Figure scripts:
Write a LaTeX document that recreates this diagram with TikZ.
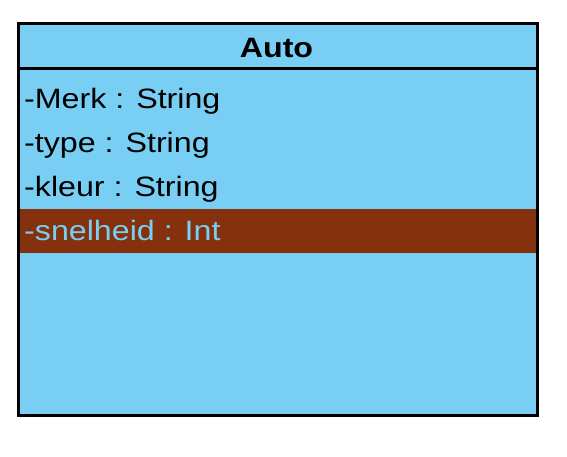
\documentclass[tikz,border=0pt]{standalone}
\usepackage{fontspec}
\newfontfamily\umlfont[FakeStretch=1.15]{Liberation Sans}
\definecolor{classblue}{HTML}{79CEF3}
\definecolor{selbrown}{HTML}{86310D}
\tikzset{
  attr/.style={anchor=base west, inner sep=0pt, font=\umlfont\fontsize{28}{28}\selectfont},
  title/.style={anchor=base, inner sep=0pt, font=\umlfont\bfseries\fontsize{28}{28}\selectfont},
}
\begin{document}
\begin{tikzpicture}[x=1pt,y=-1pt]
  \useasboundingbox (0,0) rectangle (567,456);
  \draw[line width=3pt, fill=classblue] (18.5,23.5) rectangle (537,415.5);
  \fill[selbrown] (20,209) rectangle (535.5,253);
  \coordinate (sepl) at (18.5,68.5);
  \coordinate (sepr) at (537,68.5);
  \draw[line width=3pt] (sepl) -- (sepr);
  \draw
    (276.5,57) node[title] (auto){Auto}
    (24,108) node[attr] (merk){-Merk : String}
    (24,152) node[attr] (type){-type : String}
    (24,196) node[attr] (kleur){-kleur : String}
    (24,240) node[attr, text=classblue] (snelheid){-snelheid : Int};
\end{tikzpicture}
\end{document}
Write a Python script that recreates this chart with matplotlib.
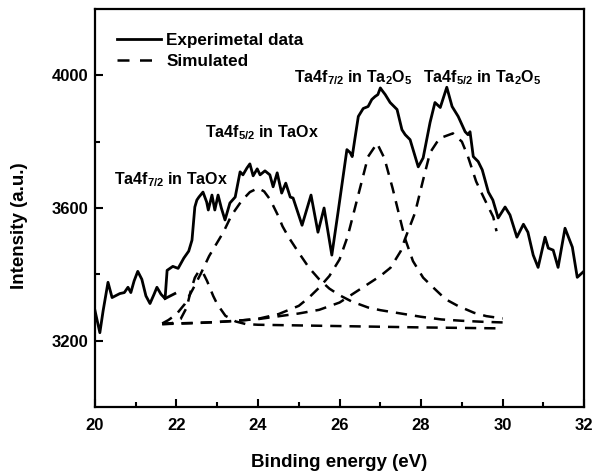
import numpy as np
import matplotlib
matplotlib.use('Agg')
import matplotlib.pyplot as plt

plt.rcParams['font.family'] = ['Liberation Sans', 'DejaVu Sans']
plt.rcParams['font.weight'] = 'bold'
plt.rcParams['mathtext.fontset'] = 'custom'
plt.rcParams['mathtext.rm'] = 'Liberation Sans:bold'
plt.rcParams['mathtext.default'] = 'rm'

exp_x = [20.00, 20.12, 20.20, 20.32, 20.42, 20.61, 20.72, 20.81, 20.88, 20.96,
         21.05, 21.15, 21.25, 21.35, 21.45, 21.52, 21.62, 21.72, 21.77, 21.91,
         22.04, 22.18, 22.30, 22.38, 22.45, 22.50, 22.55, 22.65, 22.74, 22.78,
         22.87, 22.94, 23.02, 23.10, 23.19, 23.31, 23.44, 23.56, 23.63, 23.73,
         23.80, 23.88, 23.98, 24.05, 24.17, 24.29, 24.37, 24.47, 24.58, 24.68,
         24.79, 24.86, 25.08, 25.30, 25.47, 25.62, 25.81, 25.96, 26.18, 26.26,
         26.31, 26.38, 26.46, 26.58, 26.70, 26.79, 26.87, 26.94, 27.00, 27.04,
         27.12, 27.24, 27.41, 27.53, 27.61, 27.73, 27.93, 28.05, 28.22, 28.34,
         28.47, 28.63, 28.76, 28.91, 29.08, 29.15, 29.20, 29.28, 29.40, 29.50,
         29.65, 29.76, 29.89, 30.06, 30.18, 30.35, 30.51, 30.62, 30.75, 30.87,
         31.04, 31.12, 31.24, 31.36, 31.53, 31.71, 31.83, 32.00]
exp_y = [3291, 3224, 3290, 3376, 3330, 3342, 3345, 3361, 3345, 3380,
         3409, 3385, 3335, 3312, 3340, 3361, 3340, 3327, 3412, 3424,
         3418, 3449, 3470, 3503, 3603, 3624, 3633, 3648, 3618, 3594,
         3639, 3594, 3639, 3600, 3564, 3615, 3633, 3709, 3700, 3721,
         3733, 3697, 3718, 3700, 3712, 3700, 3664, 3706, 3645, 3675,
         3633, 3630, 3548, 3639, 3527, 3600, 3458, 3585, 3776, 3767,
         3755, 3812, 3876, 3900, 3906, 3927, 3936, 3942, 3962, 3955,
         3942, 3918, 3897, 3836, 3821, 3806, 3724, 3751, 3858, 3918,
         3903, 3964, 3906, 3876, 3830, 3821, 3830, 3755, 3740, 3715,
         3648, 3624, 3570, 3603, 3579, 3512, 3551, 3527, 3458, 3421,
         3512, 3479, 3473, 3421, 3539, 3482, 3391, 3410]
# short stray piece of the experimental trace near 21.7 eV
exp_x2 = [21.72, 21.96]
exp_y2 = [3327, 3342]

# Simulated components
c1_x = [21.65, 21.90, 22.10, 22.25, 22.35, 22.45, 22.55, 22.65, 22.75, 22.90,
        23.00, 23.20, 23.45, 23.70, 24.00, 26.00, 28.00, 30.00]
c1_y = [3251, 3253, 3265, 3300, 3350, 3390, 3410, 3405, 3380, 3335,
        3310, 3275, 3258, 3250, 3248, 3244, 3240, 3237]

c2_x = [21.65, 21.80, 22.00, 22.20, 22.40, 22.60, 22.80, 23.15, 23.35, 23.60,
        23.80, 24.00, 24.15, 24.30, 24.50, 24.60, 24.75, 25.00, 25.25, 25.50,
        25.75, 26.00, 26.30, 26.70, 27.00, 27.50, 28.00, 28.50, 29.00, 29.50,
        30.00]
c2_y = [3252, 3262, 3280, 3310, 3355, 3403, 3455, 3527, 3578, 3622,
        3648, 3660, 3650, 3625, 3575, 3545, 3512, 3465, 3420, 3385,
        3357, 3337, 3318, 3300, 3292, 3282, 3272, 3264, 3260, 3257,
        3255]

c3_x = [21.65, 22.50, 23.50, 24.00, 24.50, 25.00, 25.25, 25.50, 25.75, 26.00,
        26.20, 26.45, 26.70, 26.92, 27.10, 27.30, 27.45, 27.60, 27.80, 28.05,
        28.30, 28.60, 28.90, 29.30, 29.60, 30.00]
c3_y = [3250, 3253, 3260, 3266, 3280, 3305, 3330, 3360, 3395, 3445,
        3515, 3635, 3755, 3795, 3750, 3660, 3585, 3510, 3440, 3390,
        3360, 3325, 3305, 3284, 3274, 3267]

c4_x = [21.65, 22.00, 23.00, 24.00, 25.00, 25.50, 26.00, 26.50, 27.00, 27.25,
        27.50, 27.60, 27.85, 28.05, 28.22, 28.45, 28.78, 29.00, 29.15, 29.35,
        29.55, 29.77, 29.85]
c4_y = [3250, 3252, 3256, 3265, 3282, 3293, 3315, 3355, 3395, 3420,
        3470, 3505, 3585, 3685, 3767, 3810, 3825, 3800, 3755, 3680,
        3628, 3573, 3530]

labels = ['Ta4f$_{7/2}$ in TaOx', 'Ta4f$_{5/2}$ in TaOx',
          'Ta4f$_{7/2}$ in Ta$_2$O$_5$', 'Ta4f$_{5/2}$ in Ta$_2$O$_5$']
label_x = [21.86, 24.1, 26.33, 29.5]
label_y = [3685, 3827, 3994, 3994]

fig = plt.figure(figsize=(6.01, 4.73), dpi=100)
ax = fig.add_axes([0.158, 0.1395, 0.814, 0.8415])

dash = (4.5, 3.2)
ax.plot(exp_x, exp_y, color='black', linewidth=2.0, label='Experimetal data')
ax.plot(exp_x2, exp_y2, color='black', linewidth=2.0)
ax.plot(c1_x, c1_y, color='black', linewidth=1.8, linestyle=(0, dash), label='Simulated')
for cx, cy in [(c2_x, c2_y), (c3_x, c3_y), (c4_x, c4_y)]:
    ax.plot(cx, cy, color='black', linewidth=1.8, linestyle=(0, dash))

for t, tx, ty in zip(labels, label_x, label_y):
    ax.text(tx, ty, t, ha='center', va='center', fontsize=11.5, fontweight='bold')

ax.set_xlim(20, 32)
ax.set_ylim(3000, 4200)
ax.set_xticks(np.arange(20, 33, 2))
ax.set_xticks(np.arange(21, 32, 2), minor=True)
ax.set_yticks([3200, 3600, 4000])
ax.set_yticks([3400, 3800], minor=True)
ax.tick_params(which='major', direction='in', length=6, width=1.5, labelsize=12, pad=5)
ax.tick_params(axis='x', which='major', pad=8)
ax.tick_params(which='minor', direction='in', length=3.5, width=1.5)
for s in ax.spines.values():
    s.set_linewidth(1.6)
for lab in ax.get_xticklabels() + ax.get_yticklabels():
    lab.set_fontweight('bold')

ax.set_xlabel('Binding energy (eV)', fontsize=13.5, fontweight='bold', labelpad=15)
ax.set_ylabel('Intensity (a.u.)', fontsize=13.5, fontweight='bold')
ax.yaxis.set_label_coords(-0.137, 0.455)

leg = ax.legend(loc='upper left', frameon=False, fontsize=12.3, handlelength=2.6,
                handletextpad=0.3, borderaxespad=0.3, labelspacing=0.35,
                bbox_to_anchor=(0.02, 0.97))
leg.get_lines()[1].set_linestyle((0, (4.8, 4.2)))
for t in leg.get_texts():
    t.set_fontweight('bold')

fig.savefig('out.png', dpi=100)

- **Problem to work on**
Repeat only the lines from the one holding "Write a Python" to the one holding "plt.rcParams['mathtext.default'] = 'rm'", both ends included, and drop the images.

- **Response to this exercise**
Write a Python script that recreates this chart with matplotlib.
import numpy as np
import matplotlib
matplotlib.use('Agg')
import matplotlib.pyplot as plt

plt.rcParams['font.family'] = ['Liberation Sans', 'DejaVu Sans']
plt.rcParams['font.weight'] = 'bold'
plt.rcParams['mathtext.fontset'] = 'custom'
plt.rcParams['mathtext.rm'] = 'Liberation Sans:bold'
plt.rcParams['mathtext.default'] = 'rm'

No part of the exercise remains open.